やっぱり、本当に伝えたいことを正確に伝えるためには、道具が必要だ。日本語の文法であったり、時には綺麗な文字であったり……。ということで、あまりに文法がひどかったり、字が汚かったりすると、ちょっとイライラしてしまうのだけれど、でも一人一人の生き方や価値観が伝わってくるその「紹介文」を読むのはとても楽しくて、自分も仕事ではあるけれど、人生の「勉強」をさせてもらっている。
その中の気に入った文章をここで取り上げるのは職権の乱用だろうか?(^_^;) でも、最近いいな、と思った文章の一部を。
『聞こえるのは自然の音色だけ。ゆっくりと時間の流れる山奥に、山の学校を作るのが私の夢だ。
勉強はしない。その代わりテレビゲームもない。あるのは、人と自然、ささやかなお茶とお菓子。
この学校は休むための学校だ。社会生活になれない、なじめない、自信がない……いきづまったときに、自分の殻に閉じこもるのではなく、違う心の居場所を提供することが学校の大きな目的だ。
一人で空を眺めるもよし、畑仕事をするもよし、自分に自信がつき、また社会で生きていける気持ちがめばえたとき、卒業となる。
私の考える卒業の目安は、「あー、このお茶とってもおいしいね」と、心から喜びを表現できたとき。 (以下略)』
人はよく「幸せになりたいな」と思う。何か目標を持ったりする。「幸せ」が何かある特定のことでしか得られないような気がしたりする。でも、そんなことないのかもしれない。ちょっとだけ周りを見回してみればいい。それだけのことかもしれない。
今度流れ星がたくさん降る日が来るらしい。あなたはどんな願い事をするのだろう? 私は?と考えてみる。でも結局「幸せを」としか願えないと思う。神社やお寺にお参りに行っても、それしか言えない。「幸せ」になるのが誰かのかもはっきりさせないで漠然と願ってくる。……昔はもっとはっきりした夢を持っていた。有名な役者になりたい、とか。

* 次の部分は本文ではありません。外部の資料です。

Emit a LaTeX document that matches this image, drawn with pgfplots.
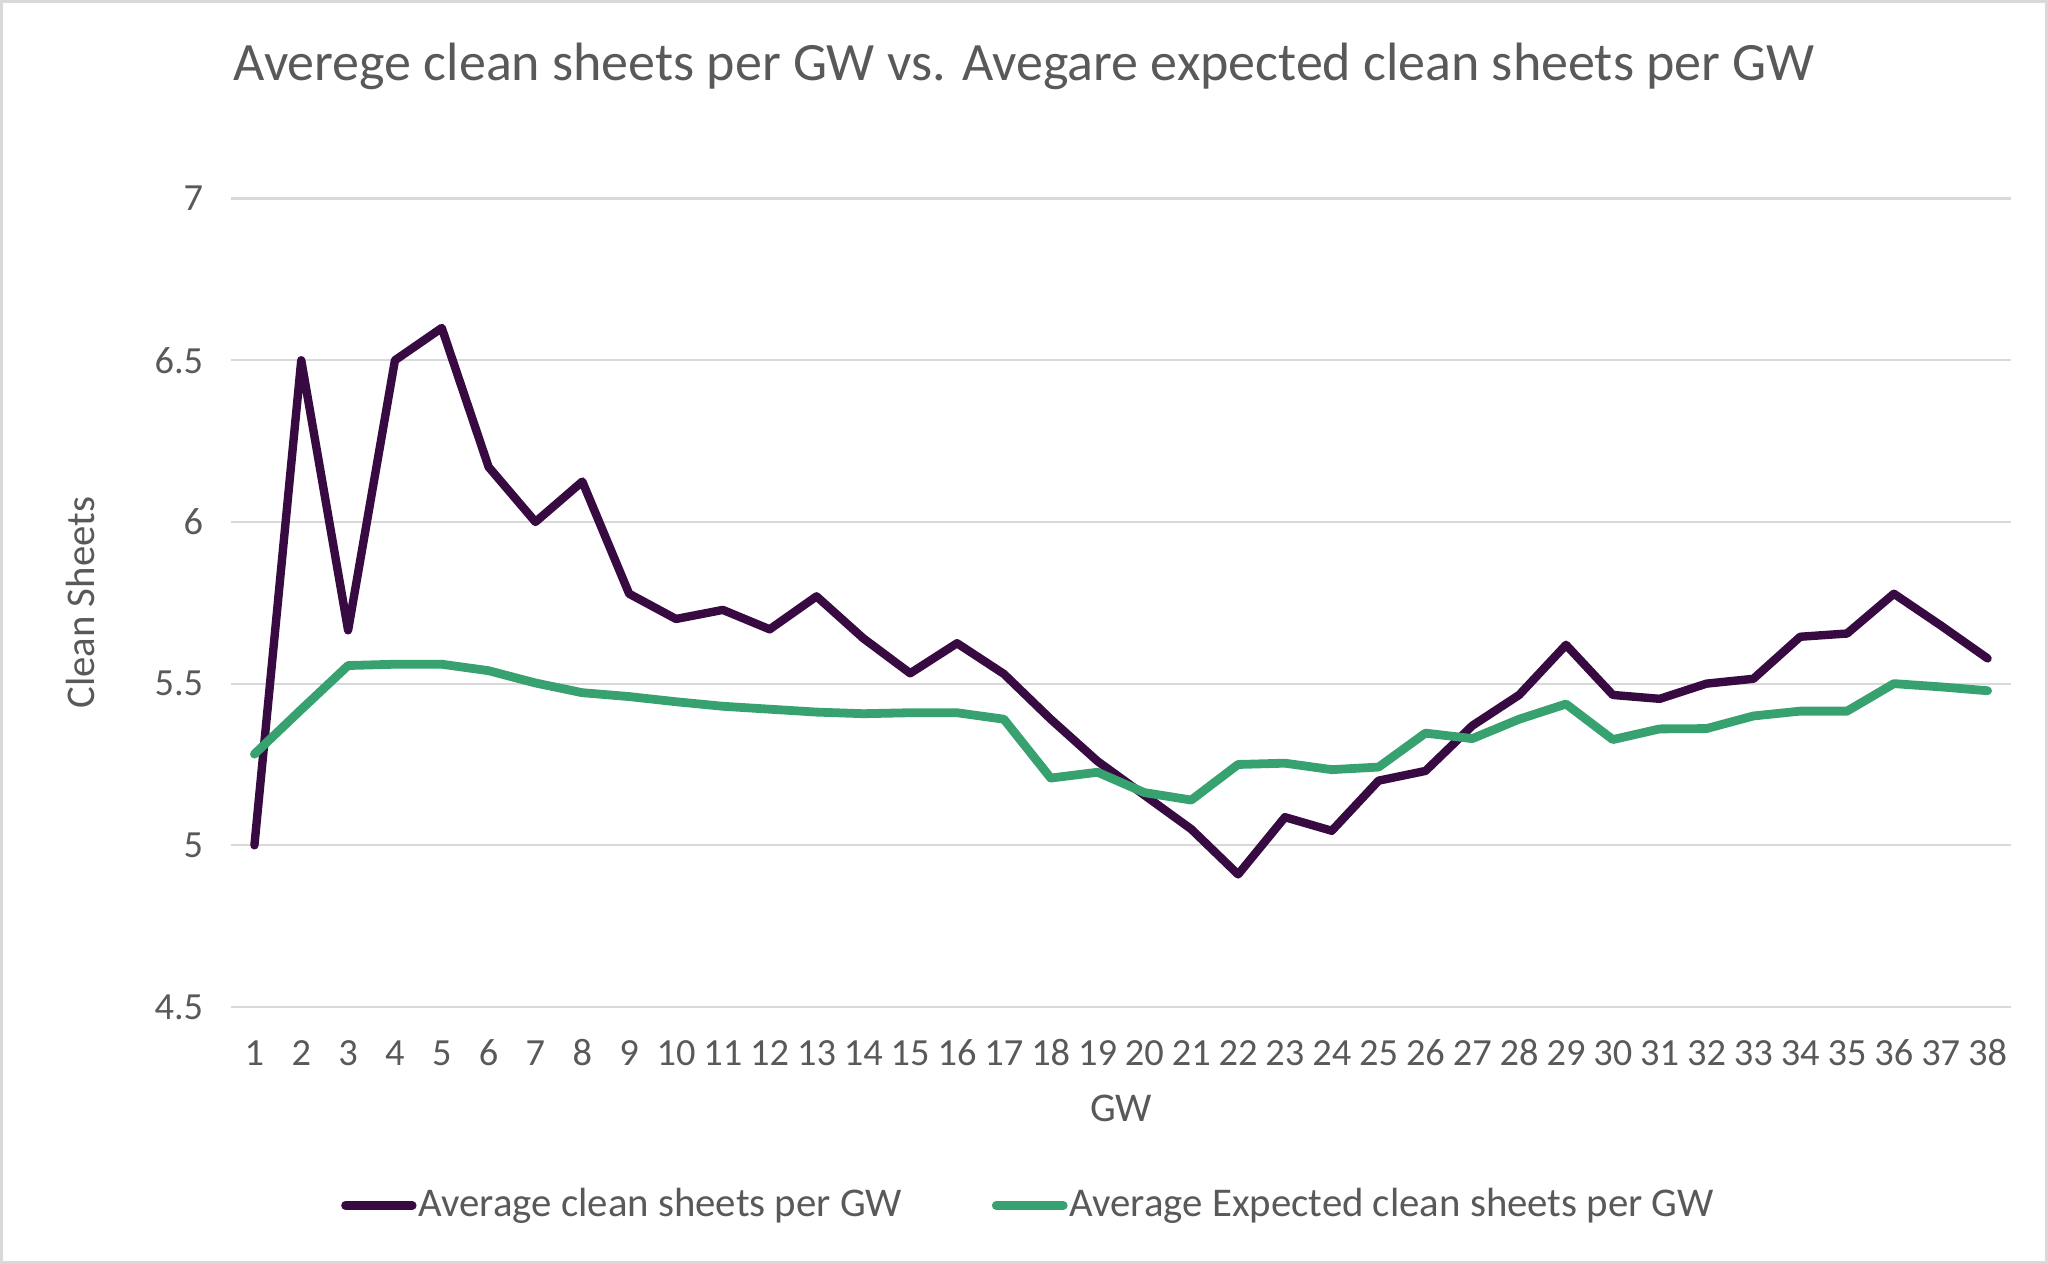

ある本で読んだ。流れ星に願い事をすると叶うというのは、流れ星を見てすぐに出てくるような具体的な夢を持っているということだから、それだけいつも考えている夢なら叶う、ということらしい。なるほどなぁ、と妙に感心した。
運命に身を任せて、それを全て受け入れてしまうというのは卑怯なのだろうか。でも、今望んでいることが叶っても、本当に幸せになれるか分からない、そうこの頃思ってしまう。自分の望んでいることと逆に行った方が結局自分も他の人も幸せになれるのかもしれない。
他の本で読んだ。「何をするかは選択ではない。選択とはその与えられたものの中で楽しく生きるかつまらないと思って生きるかの選択しかない。」今はこの言葉が好きだな。
10月から部署が異動するという話だったけれど、その話はとりあえずなくなり、私はこれからも文通のお手伝いをしていくことになるらしい。異動するのも楽しみだったけれど、残れるのならやっぱり残りたいな、という気持ちになっている、今は。
大切なのは、楽しいとか嬉しいとか悲しいとか苦しいとか全ての感情を感知する感性のようなものを失わないこと。きっと、それだけでしょ? そして、器を広くしたいな。「ここからここまでが私にとっての幸せ」という基準があるのなら、その基準をできるだけ広げたい。